Namun jika masih dalam kategori rumah tangga miskin, maka daya listriknya tetap kita masukkan ke kelompok 900 VA.
Kelima, sebanyak 24,4 juta pelanggan listrik dengan daya 900 VA tetapi tidak masuk dalam data DTKS.
Pemerintah harus melakukan verifikasi faktual, apakah sebagian dari mereka sesungguhnya telah jatuh ke rumah tangga miskin atau tidak.
Jika perkembangannya menunjukkan mereka masuk kategori rumah tangga miskin maka mereka harus masuk perlindungan bansos melalui pemutakhiran data DTKS, dan terhadap kelompok ini daya listriknya kita pertahankan tetap 900 VA.
Sebaliknya jika sebagian dari mereka ekonominya kian membaik, dan dari grafik konsumsi listriknya meningkat maka mereka kita dorong masuk ke pelanggan 1.300 VA.
"Sampai saat ini para pelanggan listrik yang berdaya 450 VA dan 900 VA termasuk kategori rumah tangga yang mendapatkan subsidi listrik oleh pemerintah. Hal ini perlu saya tegaskan sebab telah diopinikan pelanggan 900 VA tidak termasuk pelanggan listrik yang disubsidi oleh pemerintah. Opini ini untuk menggiring agar terjadi penolakan pelanggan yang berdaya 450 VA untuk dialihkan ke 900 VA," ucapnya.

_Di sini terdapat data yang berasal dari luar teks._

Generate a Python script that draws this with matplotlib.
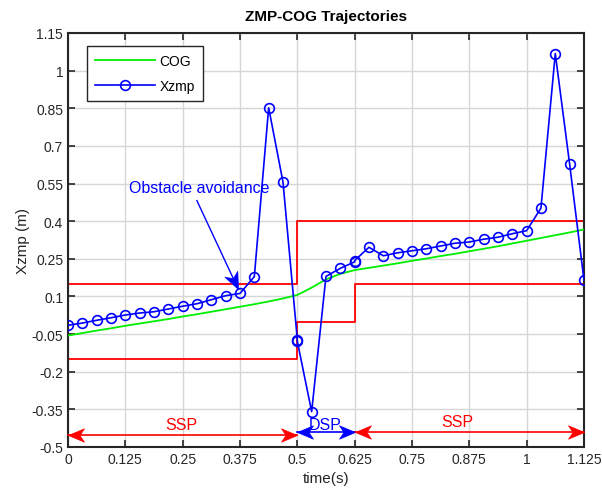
import numpy as np
import matplotlib
matplotlib.use("Agg")
import matplotlib.pyplot as plt
from matplotlib.path import Path
from matplotlib.markers import MarkerStyle
from matplotlib.transforms import Affine2D

plt.rcParams['font.family'] = ['Liberation Sans', 'DejaVu Sans']

dt = 1.0 / 32
# time indices of Xzmp samples (duplicates at the phase boundaries)
zmp_k = [0, 1, 2, 3, 4, 5, 6, 7, 8, 9, 10, 11, 12, 13, 14, 15, 16, 16, 17, 18, 19, 20, 20,
         21, 22, 23, 24, 25, 26, 27, 28, 29, 30, 31, 32, 33, 34, 35, 36]
zmp_x = [-0.015, -0.006, 0.005, 0.015, 0.026, 0.034, 0.039, 0.050, 0.061, 0.071, 0.087,
         0.103, 0.112, 0.179, 0.852, 0.556, -0.072, -0.079, -0.359, 0.180, 0.212, 0.238,
         0.243, 0.296, 0.262, 0.274, 0.282, 0.290, 0.301, 0.312, 0.317, 0.328, 0.336,
         0.350, 0.362, 0.452, 1.068, 0.628, 0.166]

cog_k = list(range(37))
cog_x = [-0.056, -0.046, -0.036, -0.027, -0.017, -0.008, 0.001, 0.010, 0.020, 0.029,
         0.039, 0.049, 0.059, 0.069, 0.080, 0.092, 0.106, 0.135, 0.168, 0.190, 0.205,
         0.214, 0.223, 0.232, 0.242, 0.251, 0.261, 0.270, 0.280, 0.290, 0.300, 0.311,
         0.322, 0.333, 0.344, 0.355, 0.367]

# support-polygon bounds (step functions)
bound_t = [0, 0.5, 0.5, 0.625, 0.625, 1.125]
upper_b = [0.15, 0.15, 0.4, 0.4, 0.4, 0.4]
lower_b = [-0.15, -0.15, 0.0, 0.0, 0.15, 0.15]

# phases
phase_names = ['SSP', 'DSP', 'SSP']
phase_start = [0.0, 0.5, 0.625]
phase_end = [0.5, 0.625, 1.125]
phase_arrow_y = [-0.452, -0.442, -0.442]
phase_label_x = [0.246, 0.56, 0.849]
phase_label_y = [-0.41, -0.41, -0.40]
phase_colors = ['#ff0000', '#0000ff', '#ff0000']

xticks = [0, 0.125, 0.25, 0.375, 0.5, 0.625, 0.75, 0.875, 1, 1.125]
xtick_labels = ['0', '0.125', '0.25', '0.375', '0.5', '0.625', '0.75', '0.875', '1', '1.125']
yticks = [-0.5, -0.35, -0.2, -0.05, 0.1, 0.25, 0.4, 0.55, 0.7, 0.85, 1, 1.15]
ytick_labels = ['-0.5', '-0.35', '-0.2', '-0.05', '0.1', '0.25', '0.4', '0.55', '0.7', '0.85', '1', '1.15']

zmp_t = [k * dt for k in zmp_k]
cog_t = [k * dt for k in cog_k]

fig = plt.figure(figsize=(6.02, 5.02), dpi=100)
ax = fig.add_axes([0.113, 0.1076, 0.857, 0.8247])

ax.plot(cog_t, cog_x, color='#00ee00', lw=1.3, label='COG', zorder=3)
ax.plot(zmp_t, zmp_x, color='#0000ff', lw=1.2, marker='o', markersize=7,
        markerfacecolor='none', markeredgewidth=1.2, label='Xzmp', zorder=4)
ax.plot(bound_t, upper_b, color='#ff0000', lw=1.3, zorder=2)
ax.plot(bound_t, lower_b, color='#ff0000', lw=1.3, zorder=2)

ax.set_xlim(0, 1.125)
ax.set_ylim(-0.5, 1.15)
ax.set_xticks(xticks)
ax.set_xticklabels(xtick_labels)
ax.set_yticks(yticks)
ax.set_yticklabels(ytick_labels)
ax.tick_params(direction='in', top=True, right=True, labelsize=10, length=5, width=1.2, colors='#262626')
for s in ax.spines.values():
    s.set_linewidth(1.5)
    s.set_color('#262626')
ax.grid(True, color='#d6d6d6', lw=1.0)
ax.set_axisbelow(True)

ax.set_title('ZMP-COG Trajectories', fontsize=11, fontweight='bold', pad=9)
ax.set_xlabel('time(s)', fontsize=11, color='#262626')
ax.set_ylabel('Xzmp (m)', fontsize=11, color='#262626', labelpad=1)

leg = ax.legend(loc='upper left', bbox_to_anchor=(0.037, 0.969), borderaxespad=0,
                fontsize=10, fancybox=False, edgecolor='#262626', framealpha=1,
                borderpad=0.6, handlelength=4.3, handletextpad=0.3, labelspacing=0.75)
leg.get_frame().set_linewidth(1.0)
# widen the legend box a little on the right, like the reference
fig.canvas.draw()
bb = leg.get_frame().get_bbox()
leg.get_frame().set_width(bb.width + 8)

# concave (swept-back) arrow head marker, tip at origin pointing +x
head_path = Path([(0, 0), (-1, 0.42), (-0.72, 0), (-1, -0.42), (0, 0)],
                 [Path.MOVETO, Path.LINETO, Path.LINETO, Path.LINETO, Path.CLOSEPOLY])


def head_marker(angle_deg):
    return MarkerStyle(head_path, transform=Affine2D().rotate_deg(angle_deg))


def draw_head(x, y, angle_deg, color, size=23):
    ax.plot([x], [y], linestyle='none', marker=head_marker(angle_deg), markersize=size,
            markerfacecolor=color, markeredgecolor=color, markeredgewidth=0.5,
            zorder=6, clip_on=False)


# phase double arrows
for name, t0, t1, ya, lx, ly, c in zip(phase_names, phase_start, phase_end, phase_arrow_y,
                                        phase_label_x, phase_label_y, phase_colors):
    ax.plot([t0, t1], [ya, ya], color=c, lw=1.2, zorder=5, clip_on=False)
    draw_head(t0, ya, 180, c)
    draw_head(t1, ya, 0, c)
    ax.text(lx, ly, name, color=c, fontsize=11.5, ha='center', va='center')

# annotation "Obstacle avoidance"
ann_text = (0.286, 0.536)
ann_tail = (0.281, 0.482)
ann_head = (0.371, 0.130)
ax.text(ann_text[0], ann_text[1], 'Obstacle avoidance', color='#0000ff', fontsize=11.5,
        ha='center', va='center')
ax.plot([ann_tail[0], ann_head[0]], [ann_tail[1], ann_head[1]], color='#0000ff', lw=1.0, zorder=6)
p0 = ax.transData.transform(ann_tail)
p1 = ax.transData.transform(ann_head)
ang = np.degrees(np.arctan2(p1[1] - p0[1], p1[0] - p0[0]))
draw_head(ann_head[0], ann_head[1], ang, '#0000ff', size=24)

fig.savefig('out.png', dpi=100)
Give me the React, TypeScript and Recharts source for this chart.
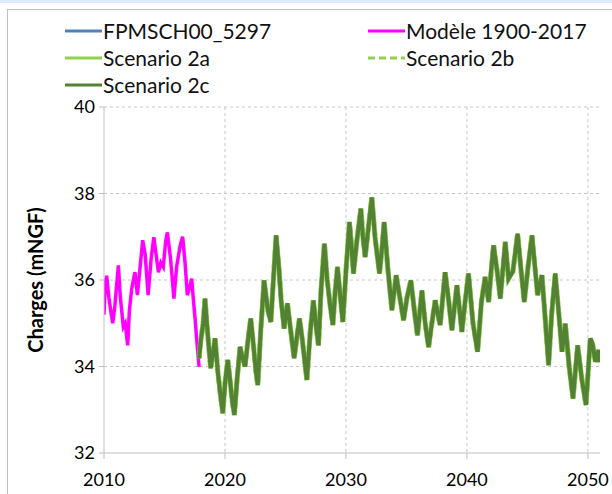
import { CartesianGrid, Line, LineChart, XAxis, YAxis } from 'recharts';

// Modèle 1900-2017 (only the part inside the plotted window)
const modelYears = [
  2010.0, 2010.1, 2010.22, 2010.4, 2010.55, 2010.72, 2010.9, 2011.05, 2011.19, 2011.35,
  2011.6, 2011.75, 2011.96, 2012.1, 2012.29, 2012.56, 2012.76, 2012.95, 2013.2, 2013.4,
  2013.65, 2013.9, 2014.12, 2014.3, 2014.5, 2014.7, 2014.9, 2015.1, 2015.24, 2015.5,
  2015.78, 2016.0, 2016.3, 2016.5, 2016.7, 2016.89, 2017.05, 2017.25, 2017.4, 2017.53,
  2017.7, 2017.86
];
const modelCharges = [
  35.2, 35.9, 36.1, 35.6, 35.3, 35.0, 35.4, 35.9, 36.34, 35.6,
  34.92, 35.0, 34.49, 35.3, 35.8, 36.18, 35.65, 36.2, 36.92, 36.6,
  35.65, 36.5, 36.99, 36.6, 36.18, 36.4, 36.3, 36.9, 37.1, 36.5,
  35.57, 36.3, 36.8, 37.0, 36.4, 35.65, 35.8, 36.03, 35.5, 35.11,
  34.5, 33.99
];

// Scenario 2a / 2b / 2c coincide over this period
const scenarioYears = [
  2017.86, 2018.0, 2018.2, 2018.35, 2018.5, 2018.65, 2018.82, 2019.0, 2019.18, 2019.4,
  2019.6, 2019.82, 2020.0, 2020.23, 2020.45, 2020.6, 2020.78, 2021.0, 2021.25, 2021.45,
  2021.66, 2021.9, 2022.13, 2022.35, 2022.55, 2022.71, 2022.95, 2023.23, 2023.32, 2023.55,
  2023.79, 2024.0, 2024.23, 2024.45, 2024.65, 2024.89, 2025.16, 2025.4, 2025.72, 2025.95,
  2026.16, 2026.4, 2026.6, 2026.77, 2027.05, 2027.31, 2027.5, 2027.73, 2027.95, 2028.22,
  2028.45, 2028.7, 2028.92, 2029.1, 2029.3, 2029.5, 2029.74, 2030.0, 2030.29, 2030.45,
  2030.62, 2030.9, 2031.23, 2031.4, 2031.59, 2031.85, 2032.14, 2032.4, 2032.77, 2033.0,
  2033.16, 2033.45, 2033.8, 2034.15, 2034.45, 2034.76, 2035.05, 2035.37, 2035.65, 2035.91,
  2036.28, 2036.55, 2036.83, 2037.1, 2037.38, 2037.6, 2037.79, 2038.2, 2038.5, 2038.76,
  2039.17, 2039.4, 2039.58, 2039.85, 2040.13, 2040.5, 2040.88, 2041.2, 2041.51, 2041.79,
  2042.0, 2042.2, 2042.5, 2042.76, 2043.17, 2043.44, 2043.8, 2044.19, 2044.45, 2044.74,
  2045.05, 2045.38, 2045.84, 2046.2, 2046.5, 2046.75, 2047.0, 2047.3, 2047.6, 2047.86,
  2048.13, 2048.45, 2048.77, 2049.15, 2049.5, 2049.84, 2050.2, 2050.4, 2050.61, 2050.88,
  2050.95
];
const scenarioCharges = [
  34.19, 34.6, 35.0, 35.57, 35.0, 34.5, 33.96, 34.3, 34.65, 33.9,
  33.4, 32.92, 33.6, 34.15, 33.6, 33.2, 32.88, 33.7, 34.45, 34.2,
  34.0, 34.6, 35.11, 34.5, 33.9, 33.57, 34.8, 35.99, 35.8, 35.3,
  35.03, 36.0, 37.03, 36.3, 35.5, 34.88, 35.46, 34.9, 34.19, 34.7,
  35.11, 34.6, 34.1, 33.69, 34.8, 35.53, 35.0, 34.49, 35.8, 36.84,
  36.0, 35.4, 34.96, 35.7, 36.3, 35.7, 35.03, 36.2, 37.34, 36.8,
  36.15, 36.9, 37.65, 37.0, 36.53, 37.2, 37.91, 37.0, 36.15, 36.8,
  37.34, 36.3, 35.3, 36.11, 35.6, 35.07, 35.6, 35.99, 35.3, 34.72,
  35.76, 35.0, 34.45, 35.0, 35.53, 35.2, 34.96, 36.18, 35.5, 34.84,
  35.88, 35.3, 34.8, 35.5, 36.15, 35.0, 34.34, 35.5, 36.07, 35.49,
  36.2, 36.8, 36.2, 35.57, 36.88, 36.03, 36.2, 37.07, 36.3, 35.49,
  36.3, 37.03, 35.65, 36.11, 35.0, 34.03, 35.2, 36.15, 35.2, 34.34,
  34.99, 34.0, 33.26, 34.49, 33.7, 33.11, 34.65, 34.5, 34.11, 34.38,
  34.1
];

const xTicks = [2010, 2020, 2030, 2040, 2050];
const yTicks = [32, 34, 36, 38, 40];

const legendItems = [
  { label: 'FPMSCH00_5297', color: '#4f81bd', dashed: false },
  { label: 'Modèle 1900-2017', color: '#ff00ff', dashed: false },
  { label: 'Scenario 2a', color: '#92d050', dashed: false },
  { label: 'Scenario 2b', color: '#92d050', dashed: true },
  { label: 'Scenario 2c', color: '#548235', dashed: false }
];

const toPoints = (years: number[], values: number[]) =>
  years.map((year, i) => ({ year, charge: values[i] }));

const modelData = toPoints(modelYears, modelCharges);
const scenarioData = toPoints(scenarioYears, scenarioCharges);

const FONT = 'Lato, "Open Sans", sans-serif';
const tickStyle = { fill: '#000', fontSize: 18, fontFamily: FONT };

function ChartLegend() {
  return (
    <div style={{ position: 'absolute', left: 65, top: 17, width: 540, fontFamily: FONT, fontSize: 21 }}>
      {legendItems.map((item, i) => (
        <div
          key={item.label}
          style={{
            position: 'absolute',
            left: i % 2 === 0 ? 0 : 303,
            top: Math.floor(i / 2) * 27,
            display: 'flex',
            alignItems: 'center',
            height: 27,
            whiteSpace: 'nowrap',
            color: '#111'
          }}
        >
          <svg width={37} height={6} style={{ marginRight: 1 }}>
            <line
              x1={0}
              y1={3}
              x2={37}
              y2={3}
              stroke={item.color}
              strokeWidth={3}
              strokeDasharray={item.dashed ? '7 4' : undefined}
            />
          </svg>
          <span>{item.label}</span>
        </div>
      ))}
    </div>
  );
}

export default function App() {
  return (
    <div style={{ position: 'absolute', left: 0, top: 0, width: 612, height: 494, background: '#fff' }}>
      <div style={{ position: 'absolute', left: 0, top: 0, width: 612, height: 3, background: '#dce9f6' }} />
      <div
        style={{
          position: 'absolute',
          left: 7,
          top: 9,
          width: 605,
          height: 485,
          borderLeft: '1px solid #bfbfbf',
          borderTop: '1px solid #bfbfbf'
        }}
      />
      <ChartLegend />
      <div style={{ position: 'absolute', left: 0, top: 0 }}>
        <LineChart width={612} height={494} margin={{ top: 107, right: 12, bottom: 11, left: 44 }}>
          <CartesianGrid
            stroke="#c6c6c6"
            strokeDasharray="3 3"
            horizontalValues={[34, 36, 38, 40]}
            verticalValues={[2020, 2030, 2040, 2050]}
          />
          <XAxis
            dataKey="year"
            type="number"
            domain={[2010, 2051]}
            ticks={xTicks}
            allowDataOverflow
            height={30}
            stroke="#bfbfbf"
            tickSize={6}
            tickMargin={14}
            tick={tickStyle}
          />
          <YAxis
            type="number"
            domain={[32, 40]}
            ticks={yTicks}
            width={60}
            stroke="#bfbfbf"
            tickSize={5}
            tickMargin={4}
            tick={tickStyle}
            label={{
              content: () => (
                <text
                  x={35}
                  y={280}
                  transform="rotate(-90 35 280)"
                  textAnchor="middle"
                  dominantBaseline="central"
                  fontFamily={FONT}
                  fontSize={20}
                  fontWeight="bold"
                  fill="#000"
                >
                  Charges (mNGF)
                </text>
              )
            }}
          />
          <Line
            data={modelData}
            dataKey="charge"
            name="Modèle 1900-2017"
            stroke="#ff00ff"
            strokeWidth={3.5}
            dot={false}
            isAnimationActive={false}
          />
          <Line
            data={scenarioData}
            dataKey="charge"
            name="Scenario 2a"
            stroke="#92d050"
            strokeWidth={5}
            dot={false}
            isAnimationActive={false}
          />
          <Line
            data={scenarioData}
            dataKey="charge"
            name="Scenario 2b"
            stroke="#92d050"
            strokeWidth={5}
            strokeDasharray="7 4"
            dot={false}
            isAnimationActive={false}
          />
          <Line
            data={scenarioData}
            dataKey="charge"
            name="Scenario 2c"
            stroke="#548235"
            strokeWidth={4}
            dot={false}
            isAnimationActive={false}
          />
        </LineChart>
      </div>
    </div>
  );
}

Kemensos, BPS, PLN, dan Pemda harus sinergi untuk pembaharuan dan integrasi data. Badan Anggaran DPR mendorong BPS segera melakukan percepatan registrasi sosial.
Langkah bersama ini sangat penting agar akurasi program bansos sebagai kekuatan absorber makin akurat. Melalui data yang akurat maka bisa dirumuskan kebijakan strategis lainnya seperti peralihan energi, agar pilihan pilihan kebijakan teknisnya juga tepat.
Selain itu, upaya peralihan energi tentu tidak hanya pada sektor rumah tangga. Sektor transportasi yang menyerap 46 persen dari total konsumsi energi nasional juga harus bergerak bersama menuju berpenggerak listrik.
Karena itu, dia mengapresiasi langkah nyata Presiden Joko Widodo yang menjadi pelopor penggunaan kendaraan dinas pemerintah berpenggerak listrik.
Sementara itu, sektor industri yang menyerap 31 persen konsumsi energi nasional juga bisa didorong secara perlahan beralih dari BBM ke listrik agar produksi mereka lebih pasti dan resilien, karena tidak terpengaruh pada faktor eksternal berupa kenaikan harga minyak dunia maupun kurs.
Untuk mendukung langkah ini, DPR telah memberikan persetujuan anggaran kepada pemerintah melalui Penanaman Modal Negara (PMN) sebesar Rp. 10 triliun untuk membangun infrastruktur ke sentra produksi baik UMKM maupun industri besar untuk mendorong peningkatan permintaan terhadap listrik.
"Kita harapkan transformasi ini mengubah beban subsidi kita dari oil heavy ke electric heavy. Sehingga subsidi solar yang konsumsinya 95 persen dinikmati rumah tangga mampu setara 1,69 juta kiloliter bisa kita alihkan, termasuk konsumsi pertalite yang dikonsumsi rumah tangga mampu sebanyak 80 persen setara 15,89 juta kilo liter bisa kita relokasi untuk subsidi terhadap listrik agar lebih efisien dan tepat sasaran," tegasnya.
"Bahkan kita subsidi kita akan lebih efisien bila secara perlahan menggeser subsidi LPG yang 68 persen dinikmati rumah tangga mampu. Anggarannya dapat kita alokasikan untuk rumah tangga miskin mengakses energi listrik untuk kebutuhan sehari hari. LPG dapat kita khususnya untuk pedagang keliling, pelaku usaha mikro dan kecil," tutur Said.